I pointed to the window. It was misting in that specific New Haven way where it's not quite raining but you will absolutely be wet in three minutes. The sky was doing that thing where it looks like a ceiling. He looked at the window for a moment with the focused attention of someone who believes he can negotiate with atmospheric conditions through eye contact.
"That's morning weather," he said. "It'll clear."
I want to be clear: he had no basis for this. He had not checked a forecast. He does not have a barometer. He has vibes, and today the vibes were telling him linen.
We were meeting his friend Pembrook for coffee, which Stellan had also planned, including the location — a place downtown near the Shops at Yale, which he had picked based on a walk-by three weeks ago. He had not looked up if they were open Sundays. They were not open Sundays.
We stood on the sidewalk in the mist. The linen blazer was beginning to understand what had happened to it. Stellan was consulting his phone with the expression of someone who has just discovered that the world is organized differently than he thought.
"Okay there's another place," he said. "Like four blocks."

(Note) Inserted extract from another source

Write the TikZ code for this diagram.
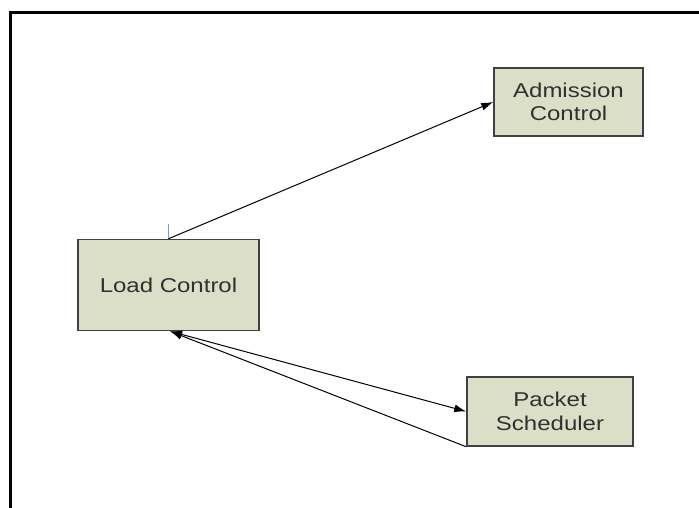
\documentclass[tikz,border=0pt]{standalone}
\usepackage{fontspec}
\newfontfamily\boxfont[FakeStretch=1.2]{Liberation Sans}
\usetikzlibrary{arrows.meta}
\definecolor{boxfill}{RGB}{220,223,200}
\definecolor{boxline}{RGB}{64,64,64}
\definecolor{boxtext}{RGB}{48,48,48}
\definecolor{tickblue}{RGB}{120,160,215}

\tikzset{
  block/.style={
    rectangle,
    draw=boxline,
    line width=1.5pt,
    fill=boxfill,
    text=boxtext,
    align=center,
    inner sep=0pt,
    font=\boxfont\fontsize{20}{23.5}\selectfont
  },
  link/.style={line width=1pt, -{Latex[length=12pt,width=8pt]}}
}

\begin{document}
\begin{tikzpicture}[x=1pt,y=-1pt]
  \useasboundingbox (0,0) rectangle (699,508);
  \draw[line width=3pt] (10,508) -- (10,13) -- (699,13);

  \node[block, minimum width=181pt, minimum height=91pt] (load) at (168.5,285) {Load Control};
  \node[block, minimum width=149pt, minimum height=68pt] (admission) at (568.5,102) {Admission\\Control};
  \node[block, minimum width=166pt, minimum height=69pt] (scheduler) at (550,411.5) {Packet\\Scheduler};

  \coordinate (tick) at ([yshift=15pt]load.north);
  \draw[tickblue, line width=1.2pt] (tick) -- (load.north);

  \draw[link] (load.north) -- (admission.west);
  \draw[link, {Latex[length=12pt,width=8pt]}-{Latex[length=12pt,width=8pt]}] ([xshift=1.5pt]load.south) -- (scheduler.west);
  \draw[link] (scheduler.south west) -- ([xshift=1.5pt]load.south);
\end{tikzpicture}
\end{document}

It was six blocks. The four-block estimate is, I have learned, load-bearing in the sense that it gets you moving, and then reality handles the rest.
By block three he put his arm around me, which was either affection or an attempt to share warmth. I accepted it as both. By block five the linen blazer was a different, darker shade of oatmeal. By block six we were standing under an awning while Stellan squinted at his phone and said, "Okay so this one closes at two," and it was 1:52.
Pembrook, it turned out, had simply gone to a diner on Chapel Street and ordered coffee and was texting us periodic updates about the hash browns. He had been there for twenty-five minutes. He had made no plan and executed it perfectly.
We got to the diner and I peeled off my rain jacket and Stellan sat down across from Pembrook looking like a man who had survived something, which I suppose technically he had.
"You look wet," Pembrook said.
"It's dying down out there," Stellan said.
Pembrook and I made eye contact. We did not say anything. This is a thing that happens now.
Here is the part that gets me every time, the part I can never quite stay annoyed through: when the coffee came, Stellan wrapped both hands around the mug and looked out the window at the drizzle and the gray Yale buildings and the people walking past in the appropriate layers, and he smiled like this was exactly where he meant to end up.
"Okay," he said, "this is great."
And it was. The diner was warm. The coffee was good. Pembrook was working through the hash browns with professional dedication. Outside, the mist was doing its mist thing, and in a few hours it probably would clear, and Stellan would reference this as evidence that he'd been right about the weather.
The linen blazer is hanging over the radiator now. I don't know if it's going to be okay.
Stellan is already talking about the Maifest on the twenty-fifth. He thinks it's an outdoor event. He is planning, I assume, based on vibes.
I have started checking the forecast for both of us.